Alex Zaharov-Reutt
Sunday, 07 November 2010 21:22
Your IT -
Mobility
Page 1 of 2
Samsung's Omnia range of Windows Mobile devices has now found itself reborn as a Windows Phone 7 device, finally delivering an Omnia with an actually decent operating system, coupled with a lovely and large 4-inch screen to visually volumise the proceedings.
When Samsung first launched its Omnia range, it launched with iPhone matching and beating features, with Samsung doing it all it could to add pizzazz to the tired old Windows Mobile's 6.x interface.
While it had success as a Windows Mobile phone of its day, it was eclipsed by the iPhone and its far more smoothly designed user interface, even if Apple's iOS lacked features WinMo 6.x users had come to take for granted.
Samsung released Omnia successors, but they suffered from the same basic problem. Now, as Microsoft reboots its Windows Phone 7 platform, Samsung's Omnia is back, and while the OS vendor of choice is again Microsoft, a completely different and far more successful result is this time expected.
Yes, Samsung has done very well with its Android line of Galaxy S smartphones, even going so far as to introduce the Galaxy Tab, while Samsung's own Bada OS is its own experiment in smartphone and potentially also tablet operating systems.
As it done consistently in the past, Samsung has placed several bets in the smartphone world, with Google supplanting Symbian and Microsoft finally coming out with its WP7 upgrade.

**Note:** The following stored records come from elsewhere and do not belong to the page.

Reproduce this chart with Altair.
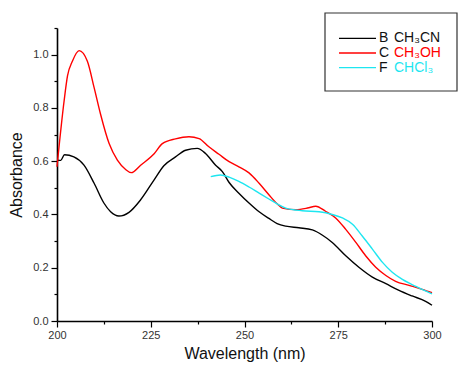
import altair as alt
import pandas as pd

# CH3CN (black)
wl_b = [200, 201, 202, 204.5, 207.2, 209.9, 212.5, 214.3, 216.5, 219.2, 222.3, 225.9, 228.5,
        231.6, 234.3, 237.4, 239.6, 242.3, 244.1, 245.9, 248.5, 251.2, 253.9, 256.5, 258.7,
        261, 264.5, 268.1, 270.8, 273.4, 277, 280.5, 284.1, 287.7, 291.2, 294.7, 298.3, 300]
ab_b = [0.604, 0.603, 0.624, 0.616, 0.585, 0.517, 0.443, 0.41, 0.394, 0.408, 0.455, 0.53, 0.583,
        0.616, 0.641, 0.648, 0.629, 0.585, 0.561, 0.52, 0.48, 0.443, 0.41, 0.385, 0.366,
        0.356, 0.35, 0.342, 0.322, 0.295, 0.245, 0.202, 0.165, 0.14, 0.115, 0.094, 0.074, 0.059]

# CH3OH (red)
wl_c = [200, 201.9, 202.8, 204.1, 205.9, 208.1, 209.9, 211.6, 213.9, 216.1, 218.3, 219.8, 222.3,
        225.9, 228.1, 231.6, 235.2, 237.9, 240.5, 243.2, 245.9, 248.5, 251.2, 253.9, 256.5,
        258.7, 260.1, 263.7, 266.8, 269, 271.6, 274.3, 277, 279.7, 282.3, 285, 287.7, 290.3,
        293.9, 297.4, 300]
ab_c = [0.579, 0.827, 0.92, 0.975, 1.015, 0.975, 0.876, 0.777, 0.666, 0.604, 0.569, 0.557, 0.585,
        0.628, 0.666, 0.684, 0.692, 0.685, 0.654, 0.626, 0.598, 0.579, 0.556, 0.517, 0.474,
        0.44, 0.424, 0.418, 0.424, 0.431, 0.412, 0.387, 0.344, 0.295, 0.245, 0.202, 0.171, 0.149,
        0.134, 0.119, 0.106]

# CHCl3 (cyan)
wl_f = [241, 243.6, 245.9, 248.5, 251.2, 253.9, 256.5, 258.7, 261, 265.4, 269.9, 273.4, 276.1,
        278.8, 281.4, 284.1, 286.8, 289.4, 292.1, 295.7, 300]
ab_f = [0.542, 0.548, 0.54, 0.524, 0.503, 0.48, 0.458, 0.44, 0.424, 0.414, 0.41, 0.4, 0.387,
        0.363, 0.319, 0.27, 0.22, 0.183, 0.156, 0.13, 0.102]

series = ["CH3CN", "CH3OH", "CHCl3"]
colors = ["#000000", "#ff0000", "#1ee6f0"]

rows = []
for name, wls, abs_ in [("CH3CN", wl_b, ab_b), ("CH3OH", wl_c, ab_c), ("CHCl3", wl_f, ab_f)]:
    for w, a in zip(wls, abs_):
        rows.append({"series": name, "wl": w, "A": a})
df = pd.DataFrame(rows)

x_vals = [200 + 12.5 * i for i in range(9)]
y_vals = [round(0.1 * i, 1) for i in range(12)]

x_axis = alt.Axis(
    values=x_vals, title="Wavelength (nm)", grid=False,
    labelExpr="datum.value % 25 == 0 ? format(datum.value, 'd') : ''",
    tickSize={"condition": {"test": "datum.value % 25 == 0", "value": 6}, "value": 3},
    domainColor="#000", domainWidth=1.6, tickColor="#000", tickWidth=1.2,
    labelColor="#333", labelFont="Liberation Sans", labelFontSize=11, labelPadding=2,
    titleFont="Liberation Sans", titleFontSize=16, titleFontWeight="normal",
    titleColor="#111", titlePadding=5, labelFlush=False,
)
y_axis = alt.Axis(
    values=y_vals, title="Absorbance", grid=False,
    labelExpr="round(datum.value*10) % 2 == 0 && datum.value < 1.05 ? format(datum.value, '.1f') : ''",
    tickSize={"condition": {"test": "round(datum.value*10) % 2 == 0", "value": 6}, "value": 3},
    domainColor="#000", domainWidth=1.6, tickColor="#000", tickWidth=1.2,
    labelColor="#333", labelFont="Liberation Sans", labelFontSize=11, labelPadding=3,
    titleFont="Liberation Sans", titleFontSize=16, titleFontWeight="normal",
    titleColor="#111", titlePadding=8, labelFlush=False,
)

lines = alt.Chart(df).mark_line(strokeWidth=1.4, interpolate="monotone").encode(
    x=alt.X("wl:Q", scale=alt.Scale(domain=[200, 300], nice=False), axis=x_axis),
    y=alt.Y("A:Q", scale=alt.Scale(domain=[0, 1.1], nice=False), axis=y_axis),
    color=alt.Color("series:N", scale=alt.Scale(domain=series, range=colors), legend=None),
    detail="series:N",
)

# manual legend box
box = alt.Chart(pd.DataFrame({"a": [0]})).mark_rect(
    fill="white", stroke="#333", strokeWidth=1.2
).encode(x=alt.value(268), x2=alt.value(400), y=alt.value(-15), y2=alt.value(63))

leg_df = pd.DataFrame({
    "letter": ["B", "C", "F"],
    "name": ["CH₃CN", "CH₃OH", "CHCl₃"],
    "series": series,
    "row": [0, 1, 2],
})
leg_y = alt.Y("row:O", scale=alt.Scale(domain=[0, 1, 2], range=[3, 47]), axis=None)
leg_lines = alt.Chart(leg_df).mark_rule(strokeWidth=1.4).encode(
    x=alt.value(282), x2=alt.value(319), y=leg_y,
    color=alt.Color("series:N", scale=alt.Scale(domain=series, range=colors), legend=None),
)
leg_letters = alt.Chart(leg_df).mark_text(
    align="left", baseline="middle", font="Liberation Sans", fontSize=14, color="#111"
).encode(x=alt.value(322), y=leg_y, text="letter:N")
leg_names = alt.Chart(leg_df).mark_text(
    align="left", baseline="middle", font="Liberation Sans", fontSize=14
).encode(
    x=alt.value(337), y=leg_y, text="name:N",
    color=alt.Color("series:N", scale=alt.Scale(domain=series, range=["#111111", "#ff0000", "#1ee6f0"]), legend=None),
)

chart = alt.layer(lines, box, leg_lines, leg_letters, leg_names).resolve_scale(
    color="independent", y="independent"
).properties(
    width=375, height=293,
    padding={"left": 0, "top": 4, "right": 0, "bottom": 3},
).configure_view(stroke=None).configure_axis(labelFont="Liberation Sans")

chart.save("out.html", embed_options={"renderer": "svg", "actions": False})
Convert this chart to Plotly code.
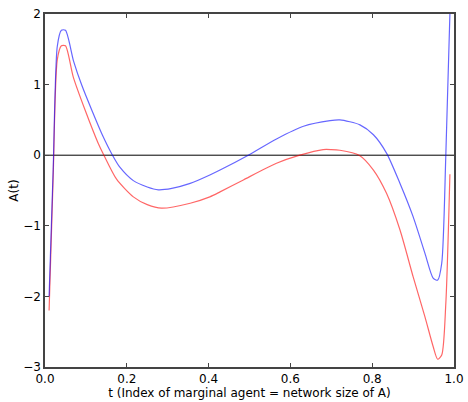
import plotly.graph_objects as go

t_blue = [0.01, 0.02, 0.03, 0.04, 0.05, 0.07, 0.09, 0.115, 0.14, 0.165, 0.183, 0.216, 0.25, 0.277,
          0.31, 0.355, 0.403, 0.428, 0.497, 0.566, 0.632, 0.697, 0.721, 0.770, 0.803, 0.835,
          0.868, 0.90, 0.929, 0.949, 0.96, 0.97, 0.98, 0.99]
a_blue = [-2.0, -0.2, 1.54, 1.77, 1.77, 1.33, 0.99, 0.63, 0.29, 0.0, -0.17, -0.36, -0.45, -0.49,
          -0.47, -0.40, -0.28, -0.21, 0.0, 0.23, 0.41, 0.49, 0.50, 0.43, 0.29, 0.03,
          -0.40, -0.87, -1.39, -1.74, -1.77, -1.53, 0.0, 2.0]

t_red = [0.01, 0.02, 0.03, 0.04, 0.05, 0.069, 0.098, 0.13, 0.144, 0.175, 0.216, 0.25, 0.285,
         0.355, 0.403, 0.428, 0.485, 0.566, 0.623, 0.68, 0.70, 0.721, 0.768, 0.803, 0.835,
         0.868, 0.90, 0.929, 0.949, 0.96, 0.97, 0.98, 0.99]
a_red = [-2.2, -0.3, 1.35, 1.55, 1.55, 1.11, 0.64, 0.17, 0.0, -0.34, -0.59, -0.70, -0.75,
         -0.68, -0.59, -0.52, -0.35, -0.115, 0.0, 0.08, 0.08, 0.07, 0.0, -0.21, -0.54,
         -1.06, -1.72, -2.29, -2.71, -2.89, -2.83, -2.1, -0.27]

zero_t = [0.0, 1.0]
zero_a = [0.0, 0.0]

x_ticks = [0.0, 0.2, 0.4, 0.6, 0.8, 1.0]
y_ticks = [-3, -2, -1, 0, 1, 2]

fig = go.Figure()
fig.add_trace(go.Scatter(x=zero_t, y=zero_a, mode="lines",
                         line=dict(color="black", width=1), hoverinfo="skip"))
fig.add_trace(go.Scatter(x=t_red, y=a_red, mode="lines",
                         line=dict(color="rgba(255,0,0,0.6)", width=1.2,
                                   shape="spline", smoothing=0.7)))
fig.add_trace(go.Scatter(x=t_blue, y=a_blue, mode="lines",
                         line=dict(color="rgba(0,0,255,0.6)", width=1.2,
                                   shape="spline", smoothing=0.7)))

axis_common = dict(showgrid=False, zeroline=False, showline=True, linecolor="#444",
                   linewidth=1.5, mirror="allticks", ticks="inside", ticklen=4,
                   tickcolor="#444", automargin=False,
                   tickfont=dict(family="DejaVu Sans", size=12, color="black"))

fig.update_layout(
    width=468, height=402,
    margin=dict(l=45, r=14, t=14, b=35),
    paper_bgcolor="white", plot_bgcolor="white",
    showlegend=False,
    font=dict(family="DejaVu Sans", size=12, color="black"),
    xaxis=dict(range=[0, 1], tickvals=x_ticks, tickformat=".1f",
               title=dict(text="t (Index of marginal agent = network size of A)",
                          font=dict(size=12), standoff=2), **axis_common),
    yaxis=dict(range=[-3, 2], tickvals=y_ticks,
               title=dict(text="A(t)", font=dict(size=12), standoff=2), **axis_common),
)

fig.write_html("out.html", config={"displayModeBar": False},
               post_script="document.body.style.margin='0';")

Samsung's Omnia 7 experience comes with WP7, a 4-inch AMOLED capacitive multitouch screen, at 800x480 resolution and capable of displaying 16m colours, has 8 or 16GB storage with no MicroSD expansion capabilities and a 1Ghz Snapdragon processor.
It also has a 5 megapixel camera with LED flash, geotagging and image stabilisation, GSM/EDGE and 3G/3.5G HSPA-class 7.2Mbps down and 5.6Mbps up, Wi-Fi b/g/n, Bluetooth 2.1 with A2DP, 720P 25fps video, Micro USB connection, GPS/AGPS, Stereo FM radio, compass, accelerometer, proximity sensor and up to 6h and 10 mins 3G talk time and 330 hours on standby.
These are all very standard specs, shared across many devices, some of which run Android instead of WP7, but that's the state of the industry today - ARM's processors rule the smartphone market with Intel's still yet to make an impact.
Given the restrictions Microsoft has placed on its smartphone hardware manufacturing partners, which act as strict minimum requirements, with above and beyond welcomed within limitations, each manufacturer has had to come out with a range of unique selling points while still perfectly fitting into Microsoft's system.